Seven mass deportations of Roma and Sinti from the Protectorate of Bohemia and Moravia to Auschwitz-Birkenau concentration and extermination camp took place during the years 1943 and 1944. Based on the Auschwitz Decree of 16 December 1942, they were prepared in secret.
Selection of the Victims
The order to assemble the transports was issued by the German criminal police, and the execution of the deportations was entrusted to the Protectorate Criminal Police and Gendarmerie. According to the results of its ‘racial assessments’, the German Criminal Police Headquarters [Kriminalzentrale] in Prague decided who was to be regarded as a ‘racial Gypsy’ or a ‘Mischling’ and therefore would be included in the transports.
In the original plan, the first scheduled for deportation from the Protectorate were the inmates of the ‘Zigeunerlager’ Lety near pisek and Hodonin near Kunstadt. However, these plans were changed because the relevant officials were worried about a possible spread of the typhoid epidemic which was rampant in both camps. The first to be deported were thus those who until then had been living in their own homes under police supervision.
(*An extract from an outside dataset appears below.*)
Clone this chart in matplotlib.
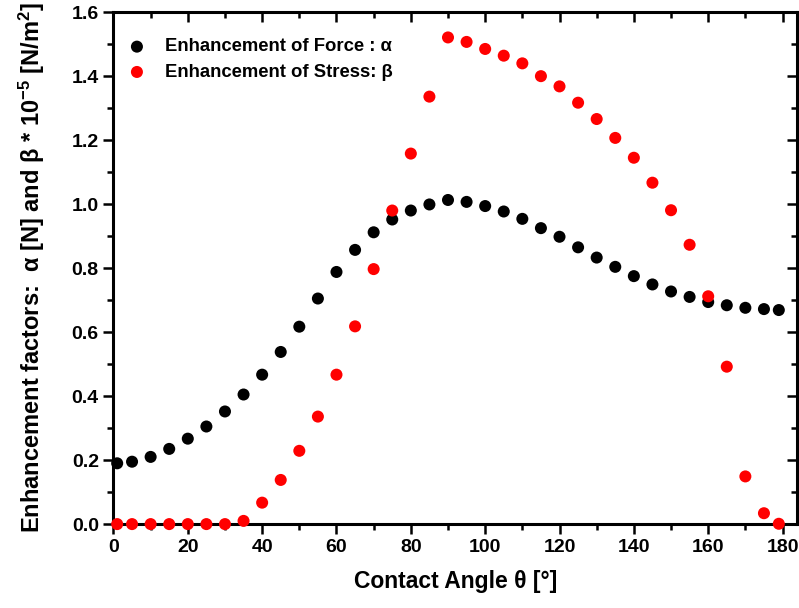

In larger towns and cities with railway stations, Romani men, women and children were assembled over several days at so-called collection points – gyms, inns and other facilities – where they spent several days before the actual deportation. Their money and valuables and their other property, including houses, caravans and animals, were confiscated (if they had not already been stolen) and sold at public auctions or forfeited to Germany.
Once people were on the deportation list, their chances of being exempted from the transports again were remote, but sometimes existed. Children from ‘mixed marriages’ and others with good connections to non-Roma who had contacts with the occupiers had a certain chance to escape, and lighter skin colour or bribes could also help. Several isolated cases of rescue attempts are documented in Moravia. For example, the family of Tomáš Holomek (1911–1988), the first Romani lawyer in Czechoslovakia, escaped deportation thanks to early warning and going into hiding. In Hrušky, two prominent men of the village, the current and former mayor, tried to save a local Romani family, but ultimately failed. The mayor of the village of Nesovice (Vyškov district) was successful, negotiating an exception with the Gestapo in Brno for the local Holomek family. Two families in Oslavany were also taken off the transport at the last moment, saving Anna Danielová (1921–1999) among others. The Protectorate Police was reprimanded by the German Criminal Police at the end of April 1943 for the number of exemptions granted in Moravia. After a review, most of the exemptions were cancelled by the Criminal Police Headquarters in Prague, and most of the Roma who were still free were deported in other mass transports.
Transportation
Transports took place by rail, with deportees crammed into freight wagons with doors and windows tightly closed during the hours-long journey without access to food, drink, or toilets. The transports went from Prague via Pardubice, Brno, Přerov and Moravská Ostrava, provided by Czech-Moravian Railways in the Protectorate and German Reich Railway beyond the borders. Armed escorts were provided by the Non-Uniformed Protectorate Police together with the Protectorate Gendarmerie as far as Moravská Ostrava on the border of the German Reich, and from there the transports were escorted to Auschwitz by German guards.
Seven Transports
The first mass transport of Roma and Sinti from the Protectorate, numbering approximately 1,040 Romani men, women, and children, left Brno on 6 March 1943. During 1943, other transports followed from various places in Bohemia and Moravia. On 10 March 1943, a transport from Prague carrying 650 people arrived at Auschwitz-Birkenau, and this was followed on 19 March by a transport from Olomouc with about 1,050 people. Inmates of the ‘Zigeunerlager’ followed soon after. On 7 May 1943, about 860 people deported from the camp Lety near Pisek arrived in Auschwitz-Birkenau, and on 22 August around 770 people arrived from the camp Hodonin near Kunstadt.
The last transports of Roma and Sinti from the Protectorate arrived in Auschwitz-Birkenau on 19 October 1943 (from Prague and Brno, approximately 90 people) and on 28 January 1944 (from Prague and Brno, approximately 40 people). In total, the Protectorate authorities deported roughly 4,500 Roma and Sinti (out of total estimated population 6,500) to Auschwitz-Birkenau in mass transports. More than a hundred other people labelled as ‘Gypsies and Gypsy Mischlinge’ were deported individually. Most of the deportees did not survive internment in Auschwitz and other concentration camps.